| What the exercise asks |
Only the lines from the start of the data through the line with "const yMinor = [250,750,1250];" belong in the copy. Restate them word for word, minus the pictures.

··· Source excerpt

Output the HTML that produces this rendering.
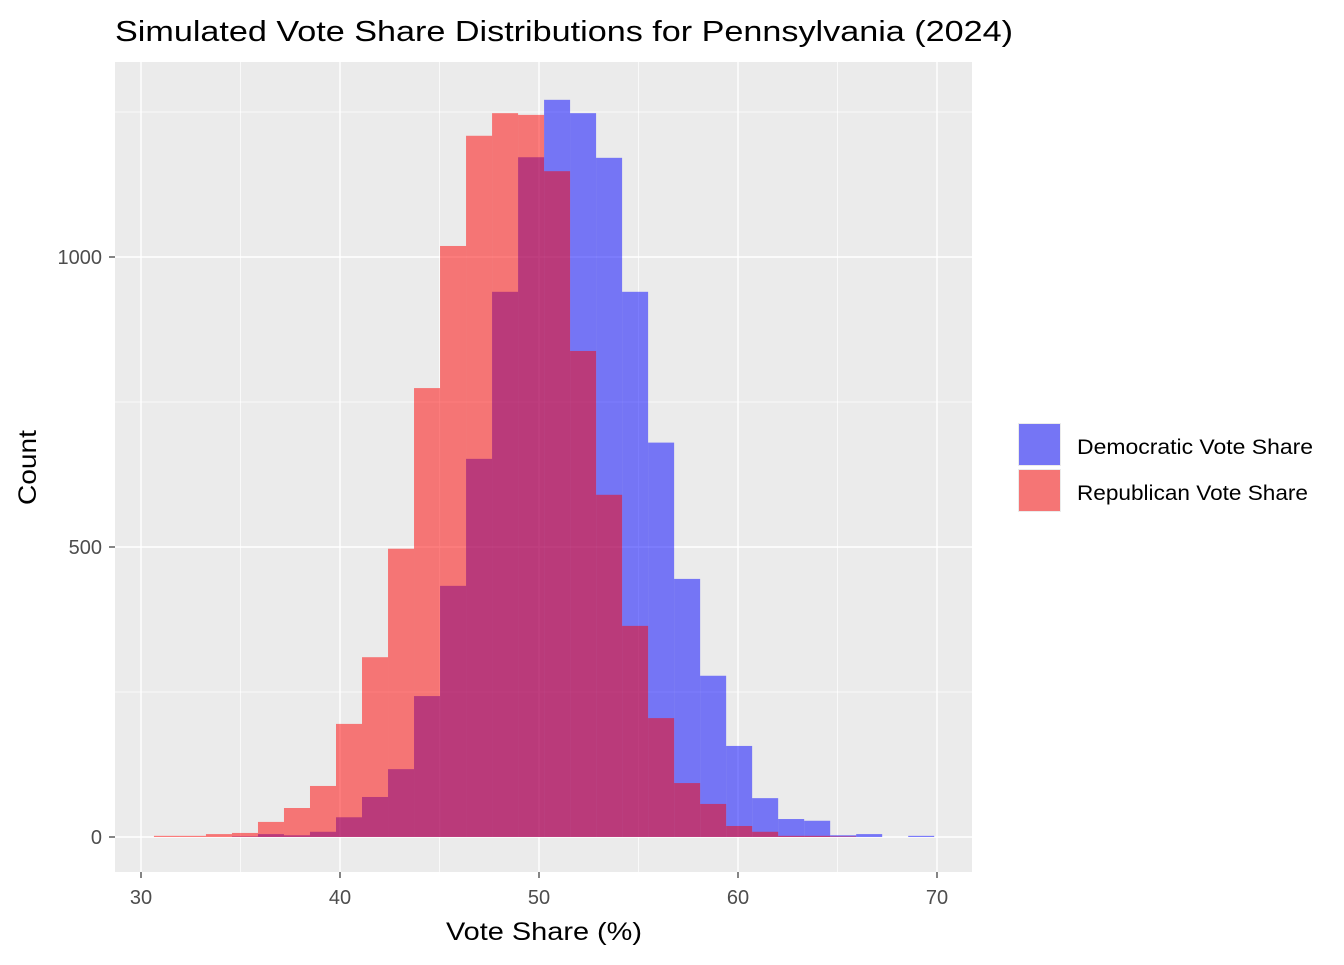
<!DOCTYPE html>
<html><head><meta charset="utf-8"><style>
body{margin:0;background:#fff;font-family:"Liberation Sans",Arial,sans-serif}
</style></head><body>
<svg id="chart" width="1344" height="960" xmlns="http://www.w3.org/2000/svg">
<text x="115" y="41" font-size="29" textLength="898" lengthAdjust="spacingAndGlyphs" fill="#000">Simulated Vote Share Distributions for Pennsylvania (2024)</text>
<rect x="115" y="62" width="857" height="810" fill="#EBEBEB"/>
<g id="grid"></g>
<g id="bars"></g>
<g id="axes"></g>
<text x="446" y="940" font-size="25" textLength="196" lengthAdjust="spacingAndGlyphs" fill="#000">Vote Share (%)</text>
<text transform="translate(36,505) rotate(-90)" font-size="25" textLength="75" lengthAdjust="spacingAndGlyphs" fill="#000">Count</text>
<g>
<rect x="1018" y="423" width="43" height="43" fill="#EBEBEB"/>
<rect x="1019" y="424" width="41" height="41" fill="#0000FF" fill-opacity="0.5"/>
<text x="1077" y="454" font-size="21" textLength="236" lengthAdjust="spacingAndGlyphs">Democratic Vote Share</text>
<rect x="1018" y="469" width="43" height="43" fill="#EBEBEB"/>
<rect x="1019" y="470" width="41" height="41" fill="#FF0000" fill-opacity="0.5"/>
<text x="1077" y="500" font-size="21" textLength="231" lengthAdjust="spacingAndGlyphs">Republican Vote Share</text>
</g>
</svg>
<script>
const binStart = 30.65;
const binWidth = 1.307;
const demCounts = [0,0,0,1,5,3,9,34,69,117,243,433,652,940,1172,1271,1248,1171,940,680,445,278,157,67,31,28,3,5,0,2];
const repCounts = [2,2,5,7,26,50,88,195,310,497,774,1019,1209,1248,1245,1148,838,590,364,205,93,57,19,9,2,2,1,0,0,0];
const xTicks = [30,40,50,60,70];
const xMinor = [35,45,55,65];
const yTicks = [0,500,1000];
const yMinor = [250,750,1250];

const NS = "http://www.w3.org/2000/svg";
const X = v => 141 + (v - 30) * 19.9;
const Y = v => 837 - v * 0.58;
function mk(tag, attrs, parent){const e=document.createElementNS(NS,tag);for(const k in attrs)e.setAttribute(k,attrs[k]);parent.appendChild(e);return e;}
const grid=document.getElementById('grid'), bars=document.getElementById('bars'), axes=document.getElementById('axes');
xMinor.forEach(v=>{const l=mk('line',{x1:X(v),x2:X(v),y1:62,y2:872,stroke:'#fff','stroke-width':0.7},grid);

});
yMinor.forEach(v=>{const l=mk('line',{x1:115,x2:972,y1:Y(v),y2:Y(v),stroke:'#fff','stroke-width':0.7},grid);

});
xTicks.forEach(v=>{const l=mk('line',{x1:X(v),x2:X(v),y1:62,y2:872,stroke:'#fff','stroke-width':1.4},grid);


const t=mk('line',{x1:X(v),x2:X(v),y1:872,y2:878,stroke:'#333','stroke-width':1.2},axes);


const tx=mk('text',{x:X(v),y:904,'font-size':20,'text-anchor':'middle',fill:'#4D4D4D'},axes);tx.textContent=v;

});
yTicks.forEach(v=>{const l=mk('line',{x1:115,x2:972,y1:Y(v),y2:Y(v),stroke:'#fff','stroke-width':1.4},grid);


const t=mk('line',{x1:109,x2:115,y1:Y(v),y2:Y(v),stroke:'#333','stroke-width':1.2},axes);


const tx=mk('text',{x:102,y:Y(v)+7,'font-size':20,'text-anchor':'end',fill:'#4D4D4D'},axes);tx.textContent=v;

});
demCounts.forEach((c,i)=>{if(c<=0)return;const x0=X(binStart+i*binWidth),x1=X(binStart+(i+1)*binWidth);
const r=mk('rect',{x:x0,y:Y(c),width:x1-x0,height:Y(0)-Y(c),fill:'#0000FF','fill-opacity':0.5},bars);

});
repCounts.forEach((c,i)=>{if(c<=0)return;const x0=X(binStart+i*binWidth),x1=X(binStart+(i+1)*binWidth);
const r=mk('rect',{x:x0,y:Y(c),width:x1-x0,height:Y(0)-Y(c),fill:'#FF0000','fill-opacity':0.5},bars);

});
</script>
</body></html>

······

| Result below |
Output the HTML that produces this rendering.
<!DOCTYPE html>
<html><head><meta charset="utf-8"><style>
body{margin:0;background:#fff;font-family:"Liberation Sans",Arial,sans-serif}
</style></head><body>
<svg id="chart" width="1344" height="960" xmlns="http://www.w3.org/2000/svg">
<text x="115" y="41" font-size="29" textLength="898" lengthAdjust="spacingAndGlyphs" fill="#000">Simulated Vote Share Distributions for Pennsylvania (2024)</text>
<rect x="115" y="62" width="857" height="810" fill="#EBEBEB"/>
<g id="grid"></g>
<g id="bars"></g>
<g id="axes"></g>
<text x="446" y="940" font-size="25" textLength="196" lengthAdjust="spacingAndGlyphs" fill="#000">Vote Share (%)</text>
<text transform="translate(36,505) rotate(-90)" font-size="25" textLength="75" lengthAdjust="spacingAndGlyphs" fill="#000">Count</text>
<g>
<rect x="1018" y="423" width="43" height="43" fill="#EBEBEB"/>
<rect x="1019" y="424" width="41" height="41" fill="#0000FF" fill-opacity="0.5"/>
<text x="1077" y="454" font-size="21" textLength="236" lengthAdjust="spacingAndGlyphs">Democratic Vote Share</text>
<rect x="1018" y="469" width="43" height="43" fill="#EBEBEB"/>
<rect x="1019" y="470" width="41" height="41" fill="#FF0000" fill-opacity="0.5"/>
<text x="1077" y="500" font-size="21" textLength="231" lengthAdjust="spacingAndGlyphs">Republican Vote Share</text>
</g>
</svg>
<script>
const binStart = 30.65;
const binWidth = 1.307;
const demCounts = [0,0,0,1,5,3,9,34,69,117,243,433,652,940,1172,1271,1248,1171,940,680,445,278,157,67,31,28,3,5,0,2];
const repCounts = [2,2,5,7,26,50,88,195,310,497,774,1019,1209,1248,1245,1148,838,590,364,205,93,57,19,9,2,2,1,0,0,0];
const xTicks = [30,40,50,60,70];
const xMinor = [35,45,55,65];
const yTicks = [0,500,1000];
const yMinor = [250,750,1250];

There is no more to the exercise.